The roads near the confluence were still there, but as I turned south, I was disoriented by all of the development, none of which had appeared on the aerial photos or satellite images. A large development of patio homes lay to the east. I reached a large church under construction, and turned east on a new concrete street. I stopped just past the 92nd meridian. My vehicle was beside a one-story, large new nursing home. I took a sign and camera and headed south along the west edge of the nursing home lawn. Nobody was visible. I hiked between the home and the church, due south. After reaching the end of the lawn, I was in the mud and corn stalks, and the area once again thankfully looked like it had in the first visitor's photographs. I angled a bit toward the southwest and found the confluence at about the lowest point in the field. Sure enough, the orange marker that the first visitor had found was still there, about 6 meters due east of the confluence. Due to the murkiness of the morning, the photographs did not turn out very well, but they do reflect the peacefulness of the spot and the day. The new church was clearly visible to the north, but not the nursing home. Older homes and farmhouses were visible in the other directions.
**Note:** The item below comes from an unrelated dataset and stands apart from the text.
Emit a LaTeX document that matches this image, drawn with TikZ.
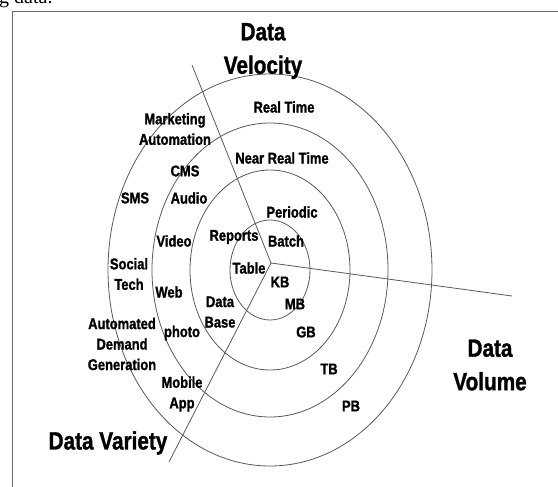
\documentclass[tikz,border=0pt]{standalone}
\usepackage{fontspec}
\setmainfont{Liberation Serif}
\newfontfamily\lblfont{Liberation Sans}[FakeStretch=0.83, BoldFeatures={FakeBold=1.2}]
\begin{document}
\begin{tikzpicture}[
    x=1pt, y=-1pt,
    frame/.style={draw=black!60, line width=0.9pt},
    ring/.style={draw=black!65, line width=0.8pt},
    axis/.style={draw=black!65, line width=0.8pt},
    item/.style={font=\lblfont\bfseries\fontsize{15.6}{20.5}\selectfont, inner sep=0pt, align=center},
    heading/.style={font=\lblfont\bfseries\fontsize{25}{33.5}\selectfont, inner sep=0pt, align=center},
]
\useasboundingbox (0,0) rectangle (558,487);

% Cornice e testo tagliato
\node[font=\fontsize{20}{22}\selectfont, anchor=base west, inner sep=0pt] (cut) at (-1,4) {g data.};
\draw[frame] (570,11) -- (12,11) -- (12,500);

% Anelli
\coordinate (ctr) at (270,270);
\draw[ring] (ctr) ellipse [x radius=40, y radius=50];
\draw[ring] (ctr) ellipse [x radius=80, y radius=100];
\draw[ring] (ctr) ellipse [x radius=118, y radius=147];
\draw[ring] (ctr) ellipse [x radius=162, y radius=196];

% Assi
\coordinate (hub) at (271,263);
\coordinate (velEnd) at (192,65);
\coordinate (volEnd) at (512,296);
\coordinate (varEnd) at (169,462);
\draw[axis] (hub) -- (velEnd);
\draw[axis] (hub) -- (volEnd);
\draw[axis] (hub) -- (varEnd);

% Titoli
\node[heading] (velocity) at (263,51) {Data\\Velocity};
\node[heading] (volume) at (490,365) {Data\\Volume};
\node[heading] (variety) at (108,443) {Data Variety};

% Velocity
\node[item] (realtime) at (284,107) {Real Time};
\node[item] (nearrt) at (282,158) {Near Real Time};
\node[item] (periodic) at (292,212) {Periodic};
\node[item] (batch) at (286,241) {Batch};

% Variety
\node[item] (marketing) at (175,129) {Marketing\\Automation};
\node[item] (cms) at (185,171) {CMS};
\node[item] (sms) at (135,198) {SMS};
\node[item] (audio) at (189,198) {Audio};
\node[item] (video) at (174,241) {Video};
\node[item] (reports) at (234,237) {Reports};
\node[item] (social) at (129,274) {Social\\Tech};
\node[item] (table) at (249,268) {Table};
\node[item] (web) at (169,292) {Web};
\node[item] (database) at (220,312) {Data\\Base};
\node[item] (automated) at (122,344) {Automated\\Demand\\Generation};
\node[item] (photo) at (182,333) {photo};
\node[item] (mobile) at (182,394) {Mobile\\App};

% Volume
\node[item] (kb) at (280,282) {KB};
\node[item] (mb) at (295,304) {MB};
\node[item] (gb) at (306,332) {GB};
\node[item] (tb) at (329,369) {TB};
\node[item] (pb) at (351,406) {PB};

\end{tikzpicture}
\end{document}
I had been to 41 North many times before, from Wyoming on the west to New Jersey on the east. Interestingly, even though I had stood on 93 West and 91 West before in various locations, this was my very first time at the 92nd Meridian. The temperature was about 55 F and the air was very still and humid. I saw no people, animals, or birds. However, the ground photograph shows evidence of an animal's track. The ground was bare mud here, perhaps too low to drain properly for corn, but surrounding me was evidence of last year's corn crop. I noted that it would have been shorter to park along the road to the west and hike due east to the confluence, but it would not have been as interesting. I would not have as fully appreciated the changes that had taken place on the landscape with the church and the nursing home had I approached from the west. With such an easy hike, it was amazing that nobody had been here in 8 years, save for the farmer who was still growing corn here. Who knows for how long? With the development to the north, this spot could be in someone's driveway or in the back of a warehouse someday. I'm glad I reached it while it is still a field.
I spent only 15 minutes at the site, as I had plans to visit the confluence 1 degree to the north if I had time before my flight left at the Des Moines airport. I took a breath and headed back the way I had come, my muddy shoes making a track through the nursing home lawn. Now there was a staffperson and a few residents in the corner meeting room. It seemed like a nice place to spend one's final years...only a few hundred meters from a confluence. But such thoughts were keeping me from pursuing my next goal. I returned to the vehicle, wiping my shoes in the street, drove into Fairfield, which boasts, of all things, the Maharishi School of Management. Then I drove north to attempt 42 North 92 West. This was indeed the perfect capstone to the Iowa GIS-GPS training event.